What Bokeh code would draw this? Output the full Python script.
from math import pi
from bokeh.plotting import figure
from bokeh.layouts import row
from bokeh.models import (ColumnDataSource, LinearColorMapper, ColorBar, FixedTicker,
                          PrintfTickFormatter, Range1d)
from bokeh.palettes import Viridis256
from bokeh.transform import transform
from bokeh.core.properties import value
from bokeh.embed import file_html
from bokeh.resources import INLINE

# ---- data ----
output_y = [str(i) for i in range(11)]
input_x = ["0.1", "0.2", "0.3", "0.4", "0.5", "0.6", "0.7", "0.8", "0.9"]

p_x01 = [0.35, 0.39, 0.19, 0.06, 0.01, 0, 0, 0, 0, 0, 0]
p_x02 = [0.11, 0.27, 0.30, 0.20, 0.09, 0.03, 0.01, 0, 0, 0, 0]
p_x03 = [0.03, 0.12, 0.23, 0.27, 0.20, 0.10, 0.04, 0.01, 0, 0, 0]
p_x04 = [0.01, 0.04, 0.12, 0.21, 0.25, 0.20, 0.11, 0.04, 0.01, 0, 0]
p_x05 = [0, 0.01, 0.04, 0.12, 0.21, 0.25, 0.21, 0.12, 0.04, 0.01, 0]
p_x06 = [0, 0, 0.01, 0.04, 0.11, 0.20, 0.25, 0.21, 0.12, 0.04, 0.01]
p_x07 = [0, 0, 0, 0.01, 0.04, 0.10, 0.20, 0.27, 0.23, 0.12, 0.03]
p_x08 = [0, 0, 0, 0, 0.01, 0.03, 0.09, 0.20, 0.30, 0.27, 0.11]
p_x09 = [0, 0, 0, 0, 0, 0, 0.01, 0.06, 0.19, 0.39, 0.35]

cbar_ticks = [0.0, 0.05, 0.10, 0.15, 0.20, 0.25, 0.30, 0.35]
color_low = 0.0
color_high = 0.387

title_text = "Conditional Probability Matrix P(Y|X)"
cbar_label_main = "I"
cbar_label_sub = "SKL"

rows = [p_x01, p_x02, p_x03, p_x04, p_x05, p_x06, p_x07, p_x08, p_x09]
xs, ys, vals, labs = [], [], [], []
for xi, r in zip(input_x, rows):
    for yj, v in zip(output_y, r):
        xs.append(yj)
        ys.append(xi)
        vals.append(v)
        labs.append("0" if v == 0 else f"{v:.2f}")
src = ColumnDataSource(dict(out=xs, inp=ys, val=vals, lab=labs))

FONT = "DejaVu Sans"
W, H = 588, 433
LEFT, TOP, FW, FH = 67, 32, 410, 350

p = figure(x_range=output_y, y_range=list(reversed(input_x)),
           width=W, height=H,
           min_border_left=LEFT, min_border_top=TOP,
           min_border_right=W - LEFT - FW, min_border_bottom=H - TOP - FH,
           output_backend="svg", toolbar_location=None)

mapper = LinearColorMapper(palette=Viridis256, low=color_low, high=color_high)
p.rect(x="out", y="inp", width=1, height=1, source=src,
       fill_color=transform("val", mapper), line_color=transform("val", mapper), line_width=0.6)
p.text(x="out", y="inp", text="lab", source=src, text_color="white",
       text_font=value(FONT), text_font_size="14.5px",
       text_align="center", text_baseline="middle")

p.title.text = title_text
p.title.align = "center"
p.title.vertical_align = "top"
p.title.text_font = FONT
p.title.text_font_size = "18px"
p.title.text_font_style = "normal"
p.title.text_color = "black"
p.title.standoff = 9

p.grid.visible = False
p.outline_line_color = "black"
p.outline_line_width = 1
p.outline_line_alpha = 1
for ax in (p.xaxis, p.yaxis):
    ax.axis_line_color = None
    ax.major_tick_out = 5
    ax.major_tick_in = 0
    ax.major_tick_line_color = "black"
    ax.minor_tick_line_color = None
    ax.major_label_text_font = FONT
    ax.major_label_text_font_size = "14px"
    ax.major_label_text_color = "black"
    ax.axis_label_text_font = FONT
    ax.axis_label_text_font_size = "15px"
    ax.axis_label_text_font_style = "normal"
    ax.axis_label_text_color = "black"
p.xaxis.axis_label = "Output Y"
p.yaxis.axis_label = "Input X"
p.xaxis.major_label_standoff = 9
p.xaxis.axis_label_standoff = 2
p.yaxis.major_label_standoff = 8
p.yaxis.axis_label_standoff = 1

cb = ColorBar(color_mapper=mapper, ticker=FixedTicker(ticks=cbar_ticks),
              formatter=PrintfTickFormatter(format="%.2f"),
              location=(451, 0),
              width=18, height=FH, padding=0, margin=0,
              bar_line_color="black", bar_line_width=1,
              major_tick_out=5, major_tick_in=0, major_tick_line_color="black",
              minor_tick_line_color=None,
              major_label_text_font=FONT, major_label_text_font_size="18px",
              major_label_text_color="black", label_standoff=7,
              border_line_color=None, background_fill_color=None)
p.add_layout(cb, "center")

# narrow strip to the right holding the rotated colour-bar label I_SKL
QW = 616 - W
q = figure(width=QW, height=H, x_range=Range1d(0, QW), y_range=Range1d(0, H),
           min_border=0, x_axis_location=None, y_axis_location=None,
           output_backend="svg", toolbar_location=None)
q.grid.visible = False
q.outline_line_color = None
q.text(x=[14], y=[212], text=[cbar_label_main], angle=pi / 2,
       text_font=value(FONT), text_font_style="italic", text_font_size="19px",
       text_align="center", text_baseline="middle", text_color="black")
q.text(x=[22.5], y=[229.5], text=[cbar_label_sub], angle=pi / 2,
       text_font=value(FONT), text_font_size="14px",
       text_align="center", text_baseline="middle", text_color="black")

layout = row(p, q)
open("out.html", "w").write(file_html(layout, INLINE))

==============================

Write the listing out again, exactly as shown above.

What Bokeh code would draw this? Output the full Python script.
from math import pi
from bokeh.plotting import figure
from bokeh.layouts import row
from bokeh.models import (ColumnDataSource, LinearColorMapper, ColorBar, FixedTicker,
                          PrintfTickFormatter, Range1d)
from bokeh.palettes import Viridis256
from bokeh.transform import transform
from bokeh.core.properties import value
from bokeh.embed import file_html
from bokeh.resources import INLINE

# ---- data ----
output_y = [str(i) for i in range(11)]
input_x = ["0.1", "0.2", "0.3", "0.4", "0.5", "0.6", "0.7", "0.8", "0.9"]

p_x01 = [0.35, 0.39, 0.19, 0.06, 0.01, 0, 0, 0, 0, 0, 0]
p_x02 = [0.11, 0.27, 0.30, 0.20, 0.09, 0.03, 0.01, 0, 0, 0, 0]
p_x03 = [0.03, 0.12, 0.23, 0.27, 0.20, 0.10, 0.04, 0.01, 0, 0, 0]
p_x04 = [0.01, 0.04, 0.12, 0.21, 0.25, 0.20, 0.11, 0.04, 0.01, 0, 0]
p_x05 = [0, 0.01, 0.04, 0.12, 0.21, 0.25, 0.21, 0.12, 0.04, 0.01, 0]
p_x06 = [0, 0, 0.01, 0.04, 0.11, 0.20, 0.25, 0.21, 0.12, 0.04, 0.01]
p_x07 = [0, 0, 0, 0.01, 0.04, 0.10, 0.20, 0.27, 0.23, 0.12, 0.03]
p_x08 = [0, 0, 0, 0, 0.01, 0.03, 0.09, 0.20, 0.30, 0.27, 0.11]
p_x09 = [0, 0, 0, 0, 0, 0, 0.01, 0.06, 0.19, 0.39, 0.35]

cbar_ticks = [0.0, 0.05, 0.10, 0.15, 0.20, 0.25, 0.30, 0.35]
color_low = 0.0
color_high = 0.387

title_text = "Conditional Probability Matrix P(Y|X)"
cbar_label_main = "I"
cbar_label_sub = "SKL"

rows = [p_x01, p_x02, p_x03, p_x04, p_x05, p_x06, p_x07, p_x08, p_x09]
xs, ys, vals, labs = [], [], [], []
for xi, r in zip(input_x, rows):
    for yj, v in zip(output_y, r):
        xs.append(yj)
        ys.append(xi)
        vals.append(v)
        labs.append("0" if v == 0 else f"{v:.2f}")
src = ColumnDataSource(dict(out=xs, inp=ys, val=vals, lab=labs))

FONT = "DejaVu Sans"
W, H = 588, 433
LEFT, TOP, FW, FH = 67, 32, 410, 350

p = figure(x_range=output_y, y_range=list(reversed(input_x)),
           width=W, height=H,
           min_border_left=LEFT, min_border_top=TOP,
           min_border_right=W - LEFT - FW, min_border_bottom=H - TOP - FH,
           output_backend="svg", toolbar_location=None)

mapper = LinearColorMapper(palette=Viridis256, low=color_low, high=color_high)
p.rect(x="out", y="inp", width=1, height=1, source=src,
       fill_color=transform("val", mapper), line_color=transform("val", mapper), line_width=0.6)
p.text(x="out", y="inp", text="lab", source=src, text_color="white",
       text_font=value(FONT), text_font_size="14.5px",
       text_align="center", text_baseline="middle")

p.title.text = title_text
p.title.align = "center"
p.title.vertical_align = "top"
p.title.text_font = FONT
p.title.text_font_size = "18px"
p.title.text_font_style = "normal"
p.title.text_color = "black"
p.title.standoff = 9

p.grid.visible = False
p.outline_line_color = "black"
p.outline_line_width = 1
p.outline_line_alpha = 1
for ax in (p.xaxis, p.yaxis):
    ax.axis_line_color = None
    ax.major_tick_out = 5
    ax.major_tick_in = 0
    ax.major_tick_line_color = "black"
    ax.minor_tick_line_color = None
    ax.major_label_text_font = FONT
    ax.major_label_text_font_size = "14px"
    ax.major_label_text_color = "black"
    ax.axis_label_text_font = FONT
    ax.axis_label_text_font_size = "15px"
    ax.axis_label_text_font_style = "normal"
    ax.axis_label_text_color = "black"
p.xaxis.axis_label = "Output Y"
p.yaxis.axis_label = "Input X"
p.xaxis.major_label_standoff = 9
p.xaxis.axis_label_standoff = 2
p.yaxis.major_label_standoff = 8
p.yaxis.axis_label_standoff = 1

cb = ColorBar(color_mapper=mapper, ticker=FixedTicker(ticks=cbar_ticks),
              formatter=PrintfTickFormatter(format="%.2f"),
              location=(451, 0),
              width=18, height=FH, padding=0, margin=0,
              bar_line_color="black", bar_line_width=1,
              major_tick_out=5, major_tick_in=0, major_tick_line_color="black",
              minor_tick_line_color=None,
              major_label_text_font=FONT, major_label_text_font_size="18px",
              major_label_text_color="black", label_standoff=7,
              border_line_color=None, background_fill_color=None)
p.add_layout(cb, "center")

# narrow strip to the right holding the rotated colour-bar label I_SKL
QW = 616 - W
q = figure(width=QW, height=H, x_range=Range1d(0, QW), y_range=Range1d(0, H),
           min_border=0, x_axis_location=None, y_axis_location=None,
           output_backend="svg", toolbar_location=None)
q.grid.visible = False
q.outline_line_color = None
q.text(x=[14], y=[212], text=[cbar_label_main], angle=pi / 2,
       text_font=value(FONT), text_font_style="italic", text_font_size="19px",
       text_align="center", text_baseline="middle", text_color="black")
q.text(x=[22.5], y=[229.5], text=[cbar_label_sub], angle=pi / 2,
       text_font=value(FONT), text_font_size="14px",
       text_align="center", text_baseline="middle", text_color="black")

layout = row(p, q)
open("out.html", "w").write(file_html(layout, INLINE))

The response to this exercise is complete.